Weeks after an FDA whistle-blower released a list of dangerous drugs, there's news of a death from one of those drugs on his list. Drug maker AstraZenica today announced it has linked its cholesterol- lowering drug Crestor to one patient's death. In our special reports this week, we focus on "Overmedicated Nation." We begin with a regulator that is supposed to protect the health and the lives of all Americans, the Food & Drug Administration. The critics say the FDA is protecting drug companies instead. Christine Romans reports.


CHRISTINE ROMANS, CNN CORRESPONDENT (voice-over): Vioxx, Celebrex, Bextra, all approved by the Food & Drug Administration, all potentially deadly. And now, momentum builds for an FDA overhaul before its seal of approval is worthless. David Graham is the FDA's whistle-blower.

GRAHAM: FDA is responsible for having harmed the American people, for having harmed countless numbers of people, having in a sense contributed to the deaths of tens of thousands of Americans, because it has such a low bar on safety, and even to this day won't admit that it could have done things better or that it would have done things differently.

ROMANS: Critics say the FDA sets a low bar on safety, because it's on the drug industry's payroll.
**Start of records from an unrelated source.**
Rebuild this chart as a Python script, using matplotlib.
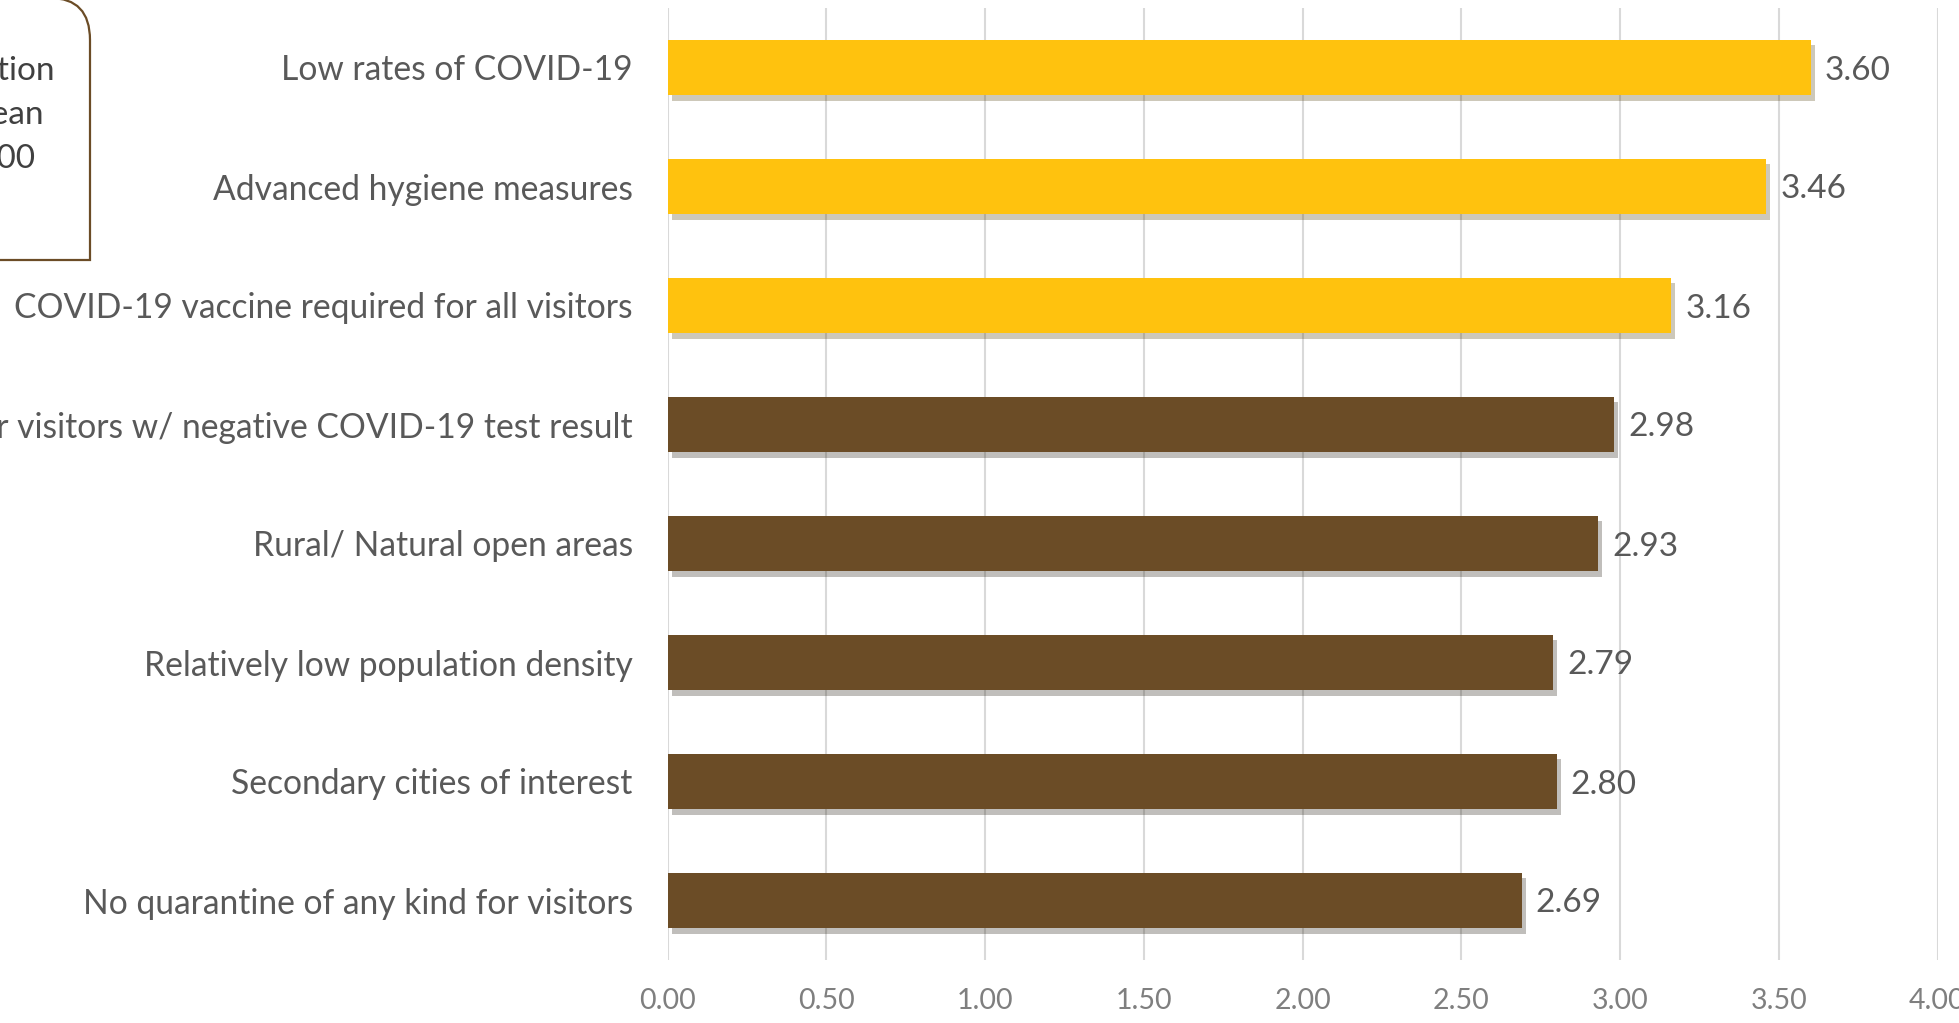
import matplotlib.pyplot as plt
import matplotlib.patheffects as pe
from matplotlib.path import Path
from matplotlib.patches import PathPatch

plt.rcParams['font.family'] = ['Lato', 'DejaVu Sans']

# mean importance rating per destination attribute (top to bottom)
labels = [
    "Low rates of COVID-19",
    "Advanced hygiene measures",
    "COVID-19 vaccine required for all visitors",
    "No quarantine for visitors w/ negative COVID-19 test result",
    "Rural/ Natural open areas",
    "Relatively low population density",
    "Secondary cities of interest",
    "No quarantine of any kind for visitors",
]
means = [3.60, 3.46, 3.16, 2.98, 2.93, 2.79, 2.80, 2.69]
above_mid = [True, True, True, False, False, False, False, False]
xticks = [0.0, 0.5, 1.0, 1.5, 2.0, 2.5, 3.0, 3.5, 4.0]

YELLOW = "#FFC20E"
BROWN = "#6B4C26"
W, H = 1959, 1023

fig = plt.figure(figsize=(W / 100, H / 100), dpi=100)
ax = fig.add_axes([667.5 / W, 1 - 960 / H, 1270 / W, 952 / H])

ypos = list(range(len(labels)))
colors = [YELLOW if a else BROWN for a in above_mid]
bars = ax.barh(ypos, means, height=0.47, color=colors, zorder=3)
for b in bars:
    b.set_path_effects([pe.SimplePatchShadow(offset=(3, -4), alpha=0.28, rho=0.3), pe.Normal()])

for y, v in zip(ypos, means):
    ax.text(v + 0.045, y, f"{v:.2f}", va="center_baseline", ha="left",
            fontsize=24, color="#595959")

ax.set_xlim(0, 4)
ax.set_ylim(len(labels) - 0.5, -0.5)
ax.set_xticks(xticks)
ax.set_xticklabels([f"{t:.2f}" for t in xticks], fontsize=20.5, color="#7F7F7F")
ax.set_yticks(ypos)
ax.set_yticklabels(labels, fontsize=24.2, color="#595959")
ax.tick_params(axis="y", length=0, pad=25)
ax.tick_params(axis="x", length=0, pad=20)
ax.xaxis.grid(True, color="#D9D9D9", linewidth=1.5, zorder=0)
for s in ax.spines.values():
    s.set_visible(False)

# note box with a single rounded corner at the top right
def fp(px, py):
    return (px / W, 1 - py / H)

verts = [fp(-300, 260), fp(90, 260), fp(90, 40), fp(90, -2), fp(50, -2),
         fp(-300, -2), fp(-300, 260)]
codes = [Path.MOVETO, Path.LINETO, Path.LINETO, Path.CURVE3, Path.CURVE3,
         Path.LINETO, Path.CLOSEPOLY]
fig.patches.append(PathPatch(Path(verts, codes), transform=fig.transFigure,
                             facecolor="white", edgecolor=BROWN, linewidth=1.6))
fig.text(*fp(-64, 115), "Neutral position\non scale: mean\nrating of 3.00",
         ha="center", va="center", fontsize=24, color="#404040",
         linespacing=1.6)

fig.savefig("out.png", dpi=100)
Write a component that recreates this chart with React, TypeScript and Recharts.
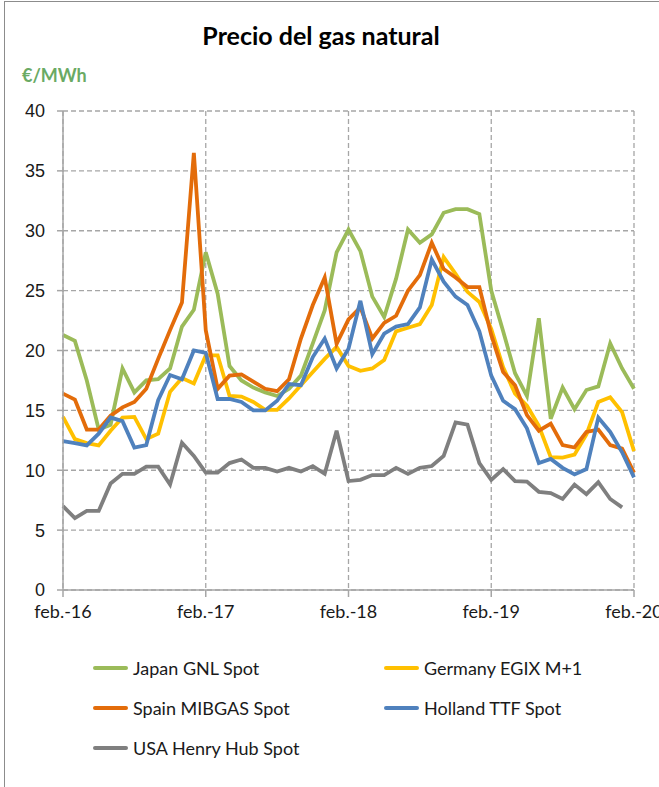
import { LineChart, Line, XAxis, YAxis, CartesianGrid } from "recharts";

const months = [
  "feb.-16", "mar.-16", "abr.-16", "may.-16", "jun.-16", "jul.-16", "ago.-16", "sep.-16", "oct.-16", "nov.-16", "dic.-16", "ene.-17",
  "feb.-17", "mar.-17", "abr.-17", "may.-17", "jun.-17", "jul.-17", "ago.-17", "sep.-17", "oct.-17", "nov.-17", "dic.-17", "ene.-18",
  "feb.-18", "mar.-18", "abr.-18", "may.-18", "jun.-18", "jul.-18", "ago.-18", "sep.-18", "oct.-18", "nov.-18", "dic.-18", "ene.-19",
  "feb.-19", "mar.-19", "abr.-19", "may.-19", "jun.-19", "jul.-19", "ago.-19", "sep.-19", "oct.-19", "nov.-19", "dic.-19", "ene.-20",
  "feb.-20",
];

const xTicks = ["feb.-16", "feb.-17", "feb.-18", "feb.-19", "feb.-20"];
const yTicks = [0, 5, 10, 15, 20, 25, 30, 35, 40];

const japan = [
  21.3, 20.8, 17.5, 13.4, 13.8, 18.5, 16.5, 17.5, 17.6, 18.5, 22.0, 23.4,
  28.2, 24.75, 18.7, 17.5, 16.9, 16.5, 16.2, 16.8, 17.9, 20.6, 23.35, 28.2,
  30.1, 28.3, 24.5, 22.8, 26.0, 30.1, 29.0, 29.7, 31.5, 31.8, 31.8, 31.4,
  25.0, 21.6, 18.1, 16.2, 22.7, 14.3, 16.9, 15.1, 16.7, 17.0, 20.6, 18.5,
  16.8,
];

const germany = [
  14.45, 12.6, 12.27, 12.07, 13.3, 14.4, 14.45, 12.6, 13.05, 16.55, 17.7, 17.25,
  19.6, 19.6, 16.2, 16.15, 15.7, 15.05, 15.05, 16.0, 17.1, 18.2, 19.3, 20.3,
  18.7, 18.3, 18.5, 19.2, 21.6, 21.9, 22.2, 23.8, 27.8, 26.4, 24.9, 24.05,
  21.8, 18.6, 16.4, 15.4, 13.7, 11.1, 11.05, 11.3, 13.0, 15.7, 16.1, 14.85,
  11.6,
];

const spain = [
  16.4, 15.9, 13.4, 13.4, 14.55, 15.25, 15.7, 16.8, 19.3, 21.7, 24.0, 36.5,
  21.7, 16.8, 17.9, 18.0, 17.4, 16.8, 16.6, 17.6, 21.0, 23.8, 26.1, 20.55,
  22.6, 23.6, 21.0, 22.3, 22.9, 25.0, 26.3, 29.0, 26.8, 26.1, 25.3, 25.3,
  21.3, 18.2, 17.1, 14.6, 13.3, 13.9, 12.1, 11.9, 13.2, 13.4, 12.1, 11.8,
  9.8,
];

const holland = [
  12.44, 12.27, 12.07, 13.05, 14.4, 14.1, 11.9, 12.1, 15.85, 17.95, 17.6, 20.0,
  19.8, 15.95, 15.95, 15.7, 15.0, 15.0, 15.8, 17.2, 17.1, 19.45, 21.0, 18.5,
  20.15, 24.15, 19.7, 21.4, 22.0, 22.2, 23.6, 27.6, 25.75, 24.5, 23.8, 21.6,
  17.9, 15.8, 15.1, 13.5, 10.6, 10.95, 10.2, 9.65, 10.1, 14.4, 13.2, 11.5,
  9.4,
];

const usa = [
  7.0, 6.0, 6.6, 6.6, 8.9, 9.7, 9.7, 10.3, 10.3, 8.8, 12.3, 11.2,
  9.8, 9.8, 10.6, 10.9, 10.2, 10.2, 9.9, 10.2, 9.9, 10.35, 9.7, 13.3,
  9.1, 9.2, 9.6, 9.6, 10.2, 9.7, 10.2, 10.35, 11.2, 14.0, 13.8, 10.6,
  9.2, 10.1, 9.1, 9.05, 8.2, 8.1, 7.6, 8.8, 8.0, 9.0, 7.6, 6.9,
  null,
];

const series = [
  { key: "japan", name: "Japan GNL Spot", color: "#9bbb59" },
  { key: "germany", name: "Germany EGIX M+1", color: "#ffc000" },
  { key: "spain", name: "Spain MIBGAS Spot", color: "#e36c0a" },
  { key: "holland", name: "Holland TTF Spot", color: "#4f81bd" },
  { key: "usa", name: "USA Henry Hub Spot", color: "#7f7f7f" },
];

const data = months.map((month, i) => ({
  month,
  japan: japan[i],
  germany: germany[i],
  spain: spain[i],
  holland: holland[i],
  usa: usa[i],
}));

const axisColor = "#a6a6a6";

export default function App() {
  return (
    <div
      style={{
        position: "absolute",
        left: 0,
        top: 0,
        width: 659,
        height: 787,
        overflow: "hidden",
        background: "#fff",
        fontFamily: "Lato, sans-serif",
      }}
    >
      {/* frame of the original figure */}
      <div
        style={{
          position: "absolute",
          left: 4,
          top: 1,
          width: 700,
          height: 820,
          borderLeft: "1px solid #8c8c8c",
          borderTop: "1px solid #8c8c8c",
        }}
      />
      <div
        style={{
          position: "absolute",
          left: 0,
          width: 642,
          top: 20,
          textAlign: "center",
          fontSize: 25,
          fontWeight: 700,
          color: "#000",
        }}
      >
        Precio del gas natural
      </div>
      <div
        style={{
          position: "absolute",
          left: 22,
          top: 64,
          fontSize: 18,
          fontWeight: 700,
          color: "#6aaa64",
        }}
      >
        €/MWh
      </div>

      <div style={{ position: "absolute", left: 0, top: 0 }}>
        <LineChart
          width={659}
          height={787}
          data={data}
          margin={{ top: 111, right: 25, bottom: 167, left: 0 }}
        >
          <CartesianGrid
            stroke={axisColor}
            strokeWidth={1.3}
            strokeDasharray="5 3"
          />
          <XAxis
            dataKey="month"
            ticks={xTicks}
            interval={0}
            stroke={axisColor}
            strokeWidth={1.5}
            tickSize={7}
            tickMargin={8}
            height={30}
            tick={{ fill: "#1a1a1a", fontSize: 18, fontFamily: "Lato" }}
          />
          <YAxis
            domain={[0, 40]}
            ticks={yTicks}
            width={63}
            stroke={axisColor}
            strokeWidth={1.5}
            tickSize={6}
            tickMargin={12}
            tick={{ fill: "#1a1a1a", fontSize: 18, fontFamily: "Liberation Sans" }}
          />
          {series.map((s) => (
            <Line
              key={s.key}
              type="linear"
              dataKey={s.key}
              name={s.name}
              stroke={s.color}
              strokeWidth={3.8}
              dot={false}
              isAnimationActive={false}
            />
          ))}
        </LineChart>
      </div>

      {/* legend */}
      <div
        style={{
          position: "absolute",
          left: 93,
          top: 656,
          display: "grid",
          gridTemplateColumns: "291px 260px",
          rowGap: 17,
          fontSize: 18,
          color: "#1a1a1a",
        }}
      >
        {series.map((s) => (
          <div key={s.key} style={{ display: "flex", alignItems: "center", height: 23 }}>
            <span
              style={{
                display: "inline-block",
                width: 35,
                height: 4,
                borderRadius: 2,
                background: s.color,
                marginRight: 5,
              }}
            />
            <span>{s.name}</span>
          </div>
        ))}
      </div>
    </div>
  );
}
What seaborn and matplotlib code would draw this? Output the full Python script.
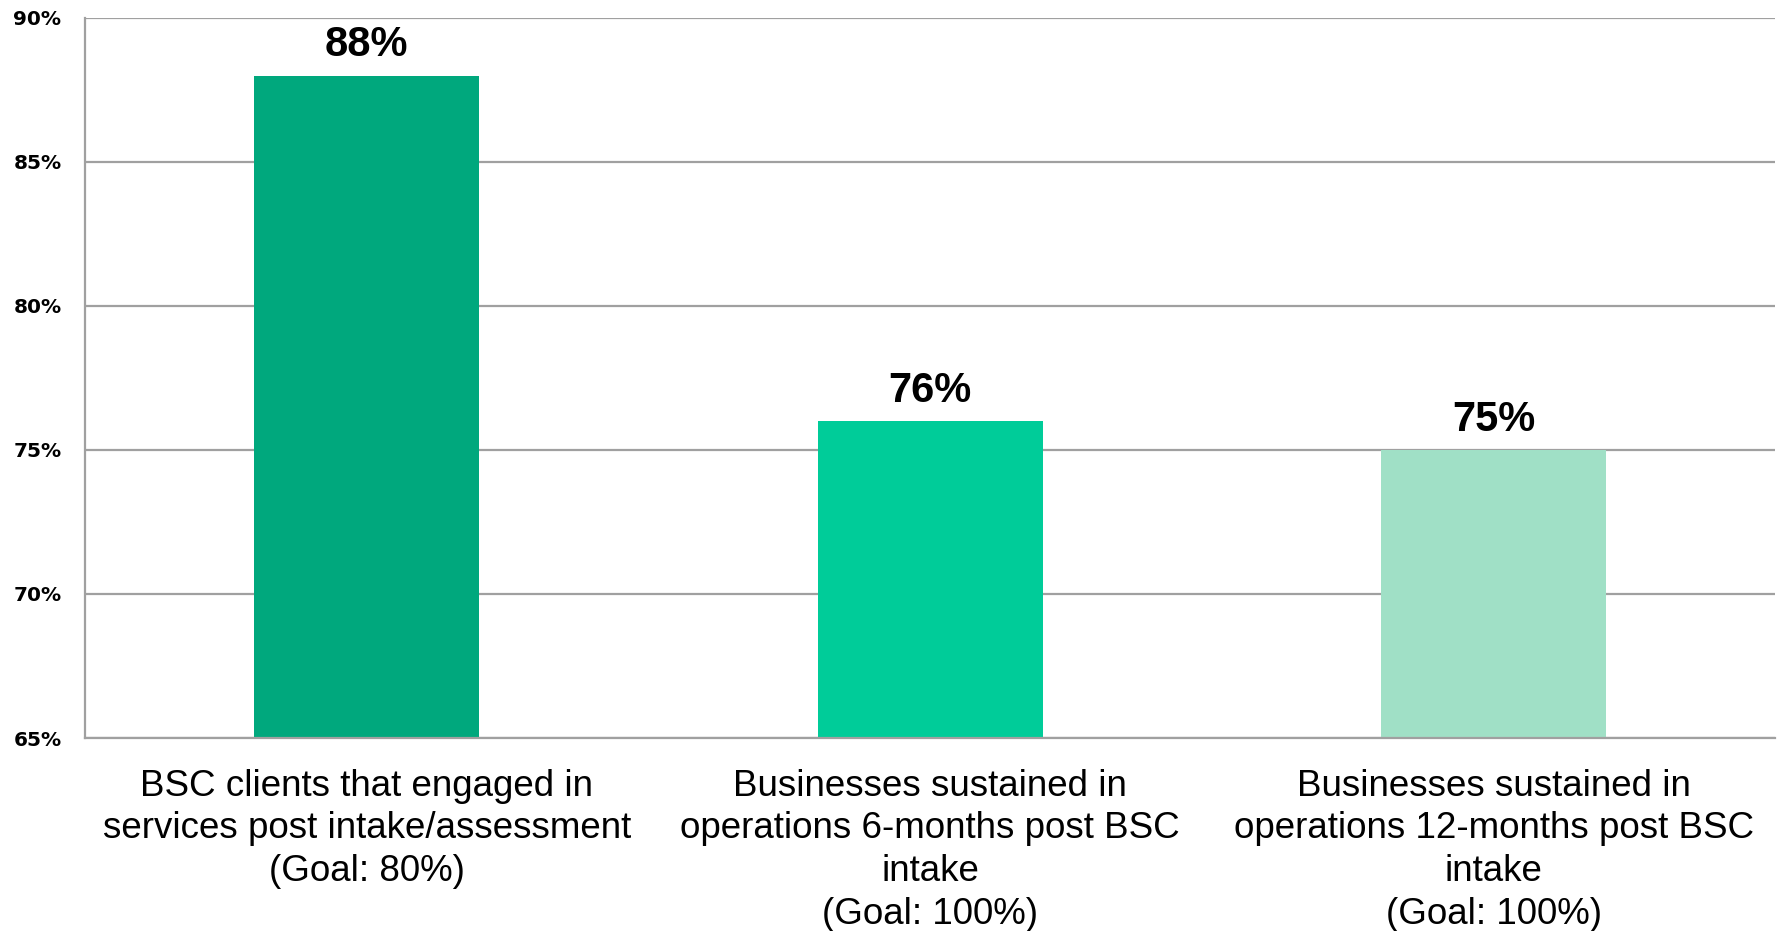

Taxpayers foot most of the bill, but the FDA's $1.8 billion budget includes hundreds of millions of funding from the drug companies. They pay huge fees to have new drugs reviewed and approved. Some 1,400 scientists review those applications and bring drugs to market. Fewer than 50 monitor a drug once it's in your medicine cabinet.

DR. MARCIA ANGELL, "THE TRUTH ABOUT DRUG COMPANIES": The FDA is out of balance. They're spitting out more and more drugs, I think too rapidly. And the part of the FDA that oversees safety is not able to keep up with it.

ROMANS: To keep up, Senator Chuck Grassley wants an independent drug safety body, free of drug company influence.

SEN. CHUCK GRASSLEY (R), IOWA: They should not be at the table. There's only one customer that should be at the table, and that's the American people. The American people should be the number one and only client of the FDA. And that's purely for safety of drugs.

ROMANS: Grassley also wants a national registry of drug study results, both good and bad, so doctors and patients have unbiased information, not just the favorable studies the drug companies want you to know about.


ROMANS: Reform at the FDA won't be easy. The agency doesn't have a permanent leader. The lead commissioner slot has been open for a year now. Current FDA management is reluctant to admit there's a problem. And Lou, the FDA isn't talking about it. Numerous requests for interviews by CNN were refused.

DOBBS: You mean, our requests?

ROMANS: Absolutely.

DOBBS: They won't come and talk about it.

ROMANS: They don't want to talk about it.

DOBBS: That's remarkable, because in all other respects, they seem to be doing such a good job representing the interests of the American people.

Christine Romans, thank you very much.

Still ahead here, the results of tonight's poll and a preview of what's ahead tomorrow. Please stay with us.


DOBBS: The results of tonight's poll -- 55 percent of you say Kofi Annan should resign. Thanks for being with us tonight, and please be with us tomorrow. Senator John Sununu will be among our guests. For all of us here, good night from New York. "ANDERSON COOPER 360" is coming up next.